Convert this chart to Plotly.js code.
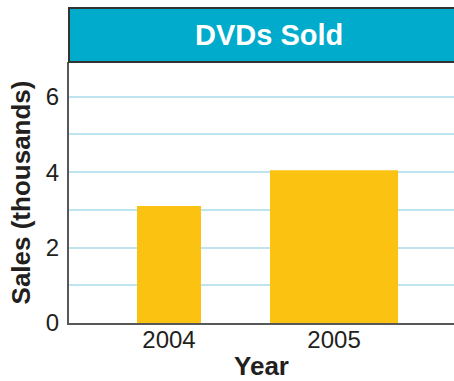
<!DOCTYPE html>
<html>
<head>
<meta charset="utf-8">
<script src="https://cdn.plot.ly/plotly-3.0.1.min.js"></script>
<style>
html,body{margin:0;padding:0;background:#fff;}
#chart{width:454px;height:381px;}
</style>
</head>
<body>
<div id="chart"></div>
<script>
// Data
const years = ['2004', '2005'];
const sales = [3.1, 4.05];
const yTickVals = [0, 1, 2, 3, 4, 5, 6];
const yTickText = ['0', '', '2', '', '4', '', '6'];
const chartTitle = 'DVDs Sold';
const xTitle = 'Year';
const yTitle = 'Sales (thousands)';

// Styles
const barWidths = [0.388, 0.776];
const barColor = '#FCC211';
const bannerColor = '#00ABCC';
const gridColor = '#BEE5EF';
const axisColor = '#58585A';
const textColor = '#231F20';
const font = 'Liberation Sans, Arial, sans-serif';

const trace = {
  type: 'bar',
  x: years,
  y: sales,
  width: barWidths,
  marker: {color: barColor, line: {width: 0}},
  hoverinfo: 'none'
};

const layout = {
  width: 454,
  height: 381,
  margin: {l: 69, r: 0, t: 62, b: 58, pad: 0},
  paper_bgcolor: '#fff',
  plot_bgcolor: '#fff',
  showlegend: false,
  font: {family: font, color: textColor},
  xaxis: {
    type: 'category',
    range: [-0.606, 1.727],
    showline: true,
    linecolor: axisColor,
    linewidth: 2,
    showgrid: false,
    ticks: '',
    tickfont: {size: 24, color: textColor},
    ticklabelstandoff: -6,
    title: {text: xTitle, font: {size: 26, color: textColor, weight: 'bold'}, standoff: 8},
    fixedrange: true
  },
  yaxis: {
    range: [0, 6.92],
    tickmode: 'array',
    tickvals: yTickVals,
    ticktext: yTickText,
    showline: true,
    linecolor: axisColor,
    linewidth: 2,
    showgrid: true,
    gridcolor: gridColor,
    gridwidth: 2,
    zeroline: false,
    ticks: '',
    tickfont: {size: 24, color: textColor},
    ticklabelstandoff: 3,
    title: {text: yTitle, font: {size: 26, color: textColor, weight: 'bold'}, standoff: 8},
    fixedrange: true
  },
  shapes: [
    {
      type: 'rect', xref: 'paper', yref: 'paper',
      x0: 0, x1: 1.01, y0: 1, y1: 1 + 54 / 261,
      fillcolor: bannerColor,
      line: {color: '#333', width: 2},
      layer: 'above'
    }
  ],
  annotations: [
    {
      text: '<b>' + chartTitle + '</b>',
      xref: 'paper', yref: 'paper',
      x: 0.519, y: 1 + 27 / 261,
      xanchor: 'center', yanchor: 'middle',
      showarrow: false,
      font: {size: 29, color: '#fff', family: font}
    }
  ]
};

Plotly.newPlot('chart', [trace], layout, {staticPlot: true, displayModeBar: false});
</script>
</body>
</html>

_ _ _ _ _ _ _

> _TASK GOAL_:
Return the listing above unchanged, apart from dropping its pictures.

> _ANSWER TO THE TASK_:
Convert this chart to Plotly.js code.
<!DOCTYPE html>
<html>
<head>
<meta charset="utf-8">
<script src="https://cdn.plot.ly/plotly-3.0.1.min.js"></script>
<style>
html,body{margin:0;padding:0;background:#fff;}
#chart{width:454px;height:381px;}
</style>
</head>
<body>
<div id="chart"></div>
<script>
// Data
const years = ['2004', '2005'];
const sales = [3.1, 4.05];
const yTickVals = [0, 1, 2, 3, 4, 5, 6];
const yTickText = ['0', '', '2', '', '4', '', '6'];
const chartTitle = 'DVDs Sold';
const xTitle = 'Year';
const yTitle = 'Sales (thousands)';

// Styles
const barWidths = [0.388, 0.776];
const barColor = '#FCC211';
const bannerColor = '#00ABCC';
const gridColor = '#BEE5EF';
const axisColor = '#58585A';
const textColor = '#231F20';
const font = 'Liberation Sans, Arial, sans-serif';

const trace = {
  type: 'bar',
  x: years,
  y: sales,
  width: barWidths,
  marker: {color: barColor, line: {width: 0}},
  hoverinfo: 'none'
};

const layout = {
  width: 454,
  height: 381,
  margin: {l: 69, r: 0, t: 62, b: 58, pad: 0},
  paper_bgcolor: '#fff',
  plot_bgcolor: '#fff',
  showlegend: false,
  font: {family: font, color: textColor},
  xaxis: {
    type: 'category',
    range: [-0.606, 1.727],
    showline: true,
    linecolor: axisColor,
    linewidth: 2,
    showgrid: false,
    ticks: '',
    tickfont: {size: 24, color: textColor},
    ticklabelstandoff: -6,
    title: {text: xTitle, font: {size: 26, color: textColor, weight: 'bold'}, standoff: 8},
    fixedrange: true
  },
  yaxis: {
    range: [0, 6.92],
    tickmode: 'array',
    tickvals: yTickVals,
    ticktext: yTickText,
    showline: true,
    linecolor: axisColor,
    linewidth: 2,
    showgrid: true,
    gridcolor: gridColor,
    gridwidth: 2,
    zeroline: false,
    ticks: '',
    tickfont: {size: 24, color: textColor},
    ticklabelstandoff: 3,
    title: {text: yTitle, font: {size: 26, color: textColor, weight: 'bold'}, standoff: 8},
    fixedrange: true
  },
  shapes: [
    {
      type: 'rect', xref: 'paper', yref: 'paper',
      x0: 0, x1: 1.01, y0: 1, y1: 1 + 54 / 261,
      fillcolor: bannerColor,
      line: {color: '#333', width: 2},
      layer: 'above'
    }
  ],
  annotations: [
    {
      text: '<b>' + chartTitle + '</b>',
      xref: 'paper', yref: 'paper',
      x: 0.519, y: 1 + 27 / 261,
      xanchor: 'center', yanchor: 'middle',
      showarrow: false,
      font: {size: 29, color: '#fff', family: font}
    }
  ]
};

Plotly.newPlot('chart', [trace], layout, {staticPlot: true, displayModeBar: false});
</script>
</body>
</html>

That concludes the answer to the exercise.